F. M. Mayor’s The Rector’s Daughter (1925) is a spinster lit masterpiece. The women characters are saddish and in part shaped by their environment: Mayor's vivid writing rather Gothically potrays Dedmayne, the damp and moldering village where Mary, chief spinster, has lived her whole life (one of Mary's favorite writers, Trollope, wouldn't have been caught dead in Dedmayne: he preferred less moldy hamlets, preferably peopled by aristocrats). Mary, rather exhaustingly intimidated by her father, has only occasionally left home.

Mayor writes: “Dedmayne is an insignificant village in the Eastern counties...Dedmayne was on the way to nowhere; it was not troubled by motors or bicycles, except native bicycles.
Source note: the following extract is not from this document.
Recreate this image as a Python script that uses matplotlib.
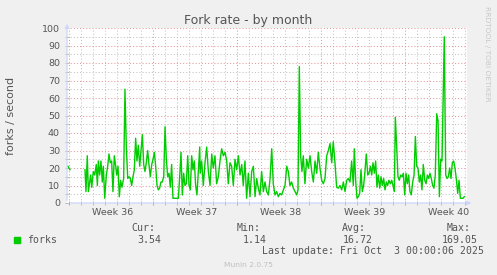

The grimy “Blue Boar” did not induce any one to stop for tea. Artists and weekend Londoners wanted something picturesque....”

The village is not picturesque; neither is Mary. She prefers winter to any other season. She doesn't like the hyperbole of flowers. Rain and black trees suit her best. She has no outlet for her energy. After her mentally iill sister, Ruth, is released from an asylum, Mary cares for her until she dies of a stroke. Her father doesn't grieve. The servants love and coddle Mary.

Mary is not a desperate character: after Ruth's death, she travels with an aunt and stays at a boarding school where the women conspire to help her change her appearance and hope she’ll catch a man. Mary doesn’t mind dowdy clothes and unfortunately the only man in the boarding house doesn’t consider proposing to her (though she doesn’t particularly like him and he has been rejected by all other female society there).

Her friends begin to reappear in her life,. This is not a drab, hopeless book. Mayor is not too serious--she writes with humor of a woman whose life “went round in its accustomed round; Advent Sunday, Carols, the Christmas treat, Ash Wednesday, and a hope that people will come to Church this Lent (never realized);...summer treats; garden- and tennis-parties....”

The novel is not without a love interest. But when Mary is invited to mix with the upper class, a small tragedy happens. Her relationships are unbalanced. Horse-and-hunt women with nicknames like "Jim-Jam" turn her world upside down. Kathy, a beautiful woman who doesn't notice Mary, particularly hurts her.

There is much more to this than plot, of course. Mayor's direct narrative does not get lost in sentiment. This is a startling book, never softening Mary's difficulties, and the character, unlike Barbara Pym's single women, is penniless. That of course makes all the difference. Without money, how can these women live? Pym's women can work.